06 Jul Sleeping in the desert: all you need to know
The desert is a land of extremes; it can be extremely warm during the day, or very cold during the night. Many runners who have participated in the Marathon des Sables or other desert races have experienced this thermic shock and change of temperature. The range can vary from 45°C during the day to 5°C or freezing at night. Added to this shock, most people are very tired and are having a reduced intake of calories, two factors that increase the perceived cold at night.
One of the most interesting aspects of the Oman desert in November, when the Oman Desert Marathon takes place, is that these temperature extremes are less significant than in other deserts, and the night temperature is relatively mild. The daily temperatures are in the 30s and the night temperatures are between 15-20°. Comparing this with Europe, the night in the Oman desert is more or less like an early summer night in Southern Europe.
The Oman Desert Marathon will provide big tents for sleeping, where the runners will find shelter at the end of each stage. The tents are open on one side, so you will not be sleeping in an enclosed space and fresh air can circulate.
The organisers will also provide a ‘polartec’-type sleeping bag. This will be clearly numbered at the beginning of the race so that each runner can identify his or her personal sleeping bag at the end of each stage. The rules of the race state that a sleeping bag is required, but it is the runners’ choice if they want to bring their own from home, which they must then carry for the duration of the race, or use the one provided and carried by the ODM Staff.
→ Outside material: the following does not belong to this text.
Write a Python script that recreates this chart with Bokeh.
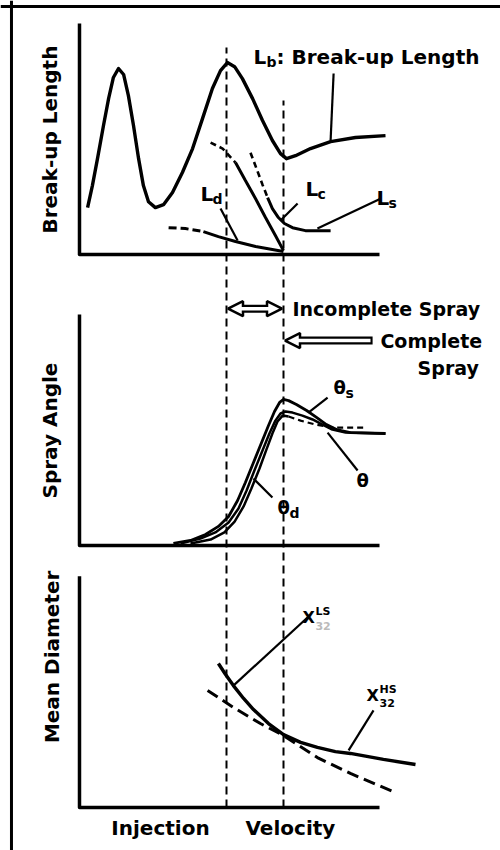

For very experienced outdoor enthusiasts the solution offered by the organisers is more than adequate to ensure a good night, thus significantly reducing the weight carried during the day. However, a sleeping bag alone will not alleviate the discomfort of sleeping on a hard floor, so it is advisable to bring a roll mat. With this in mind, you can decide to use the bag provided by the organisers as a sleeping bag or as a mattress.
So, in summary, a very good solution is to bring with you an extra light sleeping bag and to use the one provided as a mattress beneath the sleeping bag.
But how to choose the right sleeping bag? The weight should be from 500g to 800g, no bigger than the size of a hand, and the technical specification to look for is a ‘1 Season’ sleeping bag – be sure not to buy a ‘1 to 2 Season’ sleeping bag. Prices vary from €20-60 (£15-£45).